The global fermionic wavefunction for two particles is constructed from all pairs by anti-symmetrization, as $$ \Psi_{n\alpha m\beta}(x_1,x_2,t)=\psi_{n\alpha}(x_1,t)\psi_{m\beta}(x_2,t) - \psi_{m\beta}(x_1,t)\psi_{n\alpha}(x_2,t)\;. $$ Energy of state $\Psi_{n\alpha m\beta}(x_1,x_2,t)$ can be calculated as $$ (H_1+H_2)\Psi_{n\alpha m\beta}(x_1,x_2,t)=(E_n+E_m)\Psi_{n\alpha m\beta}(x_1,x_2,t)\;, $$ since each of the one-particle Hamiltonians acts on the respective one-particle wavefunction $\psi_{n\alpha}(x_1,t)$, which yields its eigenenergy $E_n$.

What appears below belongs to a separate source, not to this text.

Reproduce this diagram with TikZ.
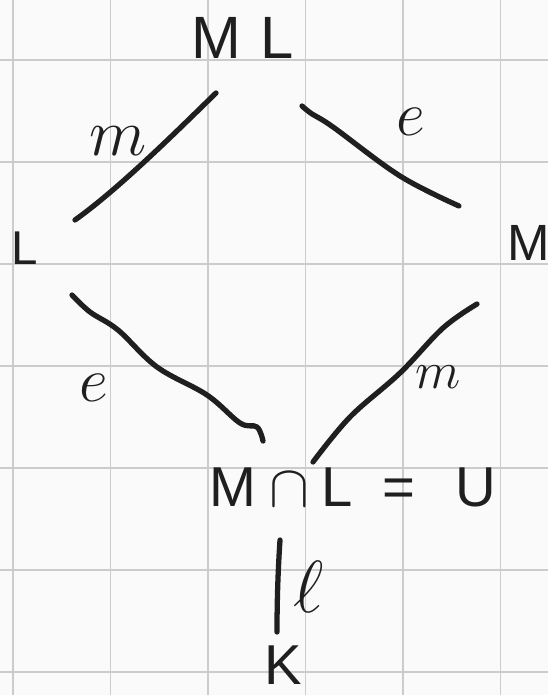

For identical spins, we are interested only in solutions for which $\alpha=\uparrow$ and $\beta=\uparrow$. The ground state is the lowest lying energy state of the system. In this case, it would correspond to $\Psi_{1\uparrow 1\uparrow}$, but this function is identically zero. Then next two lowest lying states are $\Psi_{1\uparrow 2\uparrow}$ and $\Psi_{2\uparrow 1\uparrow}$. Thanks to the antisymmetrization, $\Psi_{1\uparrow 2\uparrow} = -\Psi_{2\uparrow 1\uparrow}$ and it represents the ground state of the system with energy $E_1+E_2$. For opposite spins, we choose $\alpha=\uparrow$ and $\beta=\downarrow$. Here, the lowest lying energy state is $\Psi_{1\uparrow 1\downarrow}$ and it has energy $2E_1$.